> Task goal:
Transcribe the listing verbatim. Do not carry over any pictures.
--- Source material ---
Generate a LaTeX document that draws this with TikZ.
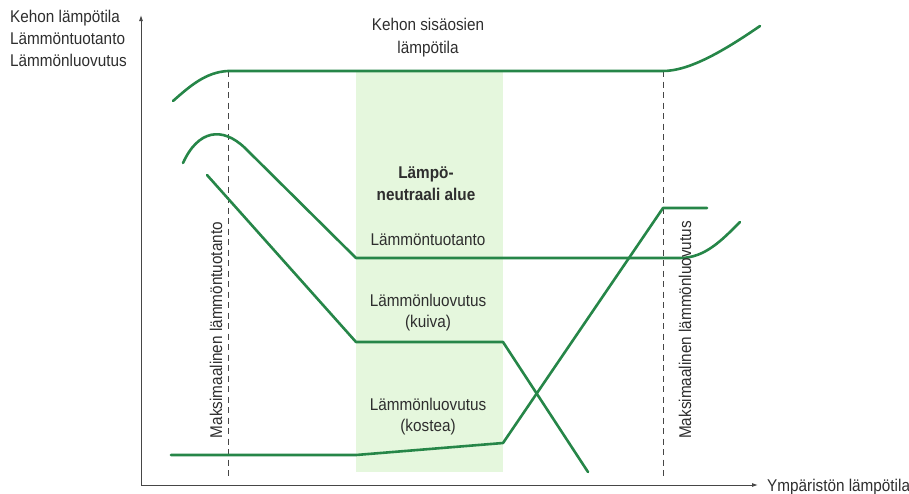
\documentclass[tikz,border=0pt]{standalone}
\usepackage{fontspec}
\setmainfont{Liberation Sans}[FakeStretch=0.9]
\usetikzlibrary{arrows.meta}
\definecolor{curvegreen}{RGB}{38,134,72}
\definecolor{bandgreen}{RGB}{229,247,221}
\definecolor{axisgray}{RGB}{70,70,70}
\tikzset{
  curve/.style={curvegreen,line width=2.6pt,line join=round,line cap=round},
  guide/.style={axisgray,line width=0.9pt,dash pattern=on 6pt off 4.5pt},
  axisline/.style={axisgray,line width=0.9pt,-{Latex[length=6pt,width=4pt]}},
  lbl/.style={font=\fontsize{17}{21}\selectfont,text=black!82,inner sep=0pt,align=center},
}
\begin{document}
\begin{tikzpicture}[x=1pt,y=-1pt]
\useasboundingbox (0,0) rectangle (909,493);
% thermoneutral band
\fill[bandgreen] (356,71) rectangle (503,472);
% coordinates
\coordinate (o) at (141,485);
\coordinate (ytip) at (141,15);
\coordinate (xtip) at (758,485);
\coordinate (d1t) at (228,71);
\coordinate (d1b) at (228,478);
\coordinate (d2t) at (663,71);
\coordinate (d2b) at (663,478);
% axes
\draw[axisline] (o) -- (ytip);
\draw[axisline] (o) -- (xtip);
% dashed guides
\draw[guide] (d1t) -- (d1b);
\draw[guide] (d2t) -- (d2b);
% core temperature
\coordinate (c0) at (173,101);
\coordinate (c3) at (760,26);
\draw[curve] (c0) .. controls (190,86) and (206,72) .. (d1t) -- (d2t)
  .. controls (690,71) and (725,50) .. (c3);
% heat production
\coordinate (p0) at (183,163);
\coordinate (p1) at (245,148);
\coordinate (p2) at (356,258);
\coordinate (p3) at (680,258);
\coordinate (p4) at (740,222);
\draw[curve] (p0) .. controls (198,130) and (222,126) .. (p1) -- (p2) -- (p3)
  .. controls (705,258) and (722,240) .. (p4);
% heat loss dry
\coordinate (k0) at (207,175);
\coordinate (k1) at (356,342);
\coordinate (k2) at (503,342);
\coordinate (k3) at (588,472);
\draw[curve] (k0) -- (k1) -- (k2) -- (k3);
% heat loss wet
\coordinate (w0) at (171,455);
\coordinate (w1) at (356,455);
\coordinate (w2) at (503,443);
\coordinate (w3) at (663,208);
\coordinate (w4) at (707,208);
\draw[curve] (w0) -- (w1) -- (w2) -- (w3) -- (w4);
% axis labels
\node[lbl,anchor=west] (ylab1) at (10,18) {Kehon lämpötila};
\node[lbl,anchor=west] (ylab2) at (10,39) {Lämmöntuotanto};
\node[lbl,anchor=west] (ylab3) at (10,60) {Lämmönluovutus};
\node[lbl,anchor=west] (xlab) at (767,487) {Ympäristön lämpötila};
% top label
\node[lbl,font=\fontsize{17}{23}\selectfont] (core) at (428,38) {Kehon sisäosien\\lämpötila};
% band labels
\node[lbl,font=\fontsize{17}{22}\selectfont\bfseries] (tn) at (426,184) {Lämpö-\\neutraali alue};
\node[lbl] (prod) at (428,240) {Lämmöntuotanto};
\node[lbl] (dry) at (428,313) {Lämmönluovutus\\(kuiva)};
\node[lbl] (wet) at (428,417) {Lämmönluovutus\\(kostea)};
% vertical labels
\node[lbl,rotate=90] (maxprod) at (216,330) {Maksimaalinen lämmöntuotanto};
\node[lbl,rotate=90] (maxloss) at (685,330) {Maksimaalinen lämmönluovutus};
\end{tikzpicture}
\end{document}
---
> Solved problem:
Generate a LaTeX document that draws this with TikZ.
\documentclass[tikz,border=0pt]{standalone}
\usepackage{fontspec}
\setmainfont{Liberation Sans}[FakeStretch=0.9]
\usetikzlibrary{arrows.meta}
\definecolor{curvegreen}{RGB}{38,134,72}
\definecolor{bandgreen}{RGB}{229,247,221}
\definecolor{axisgray}{RGB}{70,70,70}
\tikzset{
  curve/.style={curvegreen,line width=2.6pt,line join=round,line cap=round},
  guide/.style={axisgray,line width=0.9pt,dash pattern=on 6pt off 4.5pt},
  axisline/.style={axisgray,line width=0.9pt,-{Latex[length=6pt,width=4pt]}},
  lbl/.style={font=\fontsize{17}{21}\selectfont,text=black!82,inner sep=0pt,align=center},
}
\begin{document}
\begin{tikzpicture}[x=1pt,y=-1pt]
\useasboundingbox (0,0) rectangle (909,493);
% thermoneutral band
\fill[bandgreen] (356,71) rectangle (503,472);
% coordinates
\coordinate (o) at (141,485);
\coordinate (ytip) at (141,15);
\coordinate (xtip) at (758,485);
\coordinate (d1t) at (228,71);
\coordinate (d1b) at (228,478);
\coordinate (d2t) at (663,71);
\coordinate (d2b) at (663,478);
% axes
\draw[axisline] (o) -- (ytip);
\draw[axisline] (o) -- (xtip);
% dashed guides
\draw[guide] (d1t) -- (d1b);
\draw[guide] (d2t) -- (d2b);
% core temperature
\coordinate (c0) at (173,101);
\coordinate (c3) at (760,26);
\draw[curve] (c0) .. controls (190,86) and (206,72) .. (d1t) -- (d2t)
  .. controls (690,71) and (725,50) .. (c3);
% heat production
\coordinate (p0) at (183,163);
\coordinate (p1) at (245,148);
\coordinate (p2) at (356,258);
\coordinate (p3) at (680,258);
\coordinate (p4) at (740,222);
\draw[curve] (p0) .. controls (198,130) and (222,126) .. (p1) -- (p2) -- (p3)
  .. controls (705,258) and (722,240) .. (p4);
% heat loss dry
\coordinate (k0) at (207,175);
\coordinate (k1) at (356,342);
\coordinate (k2) at (503,342);
\coordinate (k3) at (588,472);
\draw[curve] (k0) -- (k1) -- (k2) -- (k3);
% heat loss wet
\coordinate (w0) at (171,455);
\coordinate (w1) at (356,455);
\coordinate (w2) at (503,443);
\coordinate (w3) at (663,208);
\coordinate (w4) at (707,208);
\draw[curve] (w0) -- (w1) -- (w2) -- (w3) -- (w4);
% axis labels
\node[lbl,anchor=west] (ylab1) at (10,18) {Kehon lämpötila};
\node[lbl,anchor=west] (ylab2) at (10,39) {Lämmöntuotanto};
\node[lbl,anchor=west] (ylab3) at (10,60) {Lämmönluovutus};
\node[lbl,anchor=west] (xlab) at (767,487) {Ympäristön lämpötila};
% top label
\node[lbl,font=\fontsize{17}{23}\selectfont] (core) at (428,38) {Kehon sisäosien\\lämpötila};
% band labels
\node[lbl,font=\fontsize{17}{22}\selectfont\bfseries] (tn) at (426,184) {Lämpö-\\neutraali alue};
\node[lbl] (prod) at (428,240) {Lämmöntuotanto};
\node[lbl] (dry) at (428,313) {Lämmönluovutus\\(kuiva)};
\node[lbl] (wet) at (428,417) {Lämmönluovutus\\(kostea)};
% vertical labels
\node[lbl,rotate=90] (maxprod) at (216,330) {Maksimaalinen lämmöntuotanto};
\node[lbl,rotate=90] (maxloss) at (685,330) {Maksimaalinen lämmönluovutus};
\end{tikzpicture}
\end{document}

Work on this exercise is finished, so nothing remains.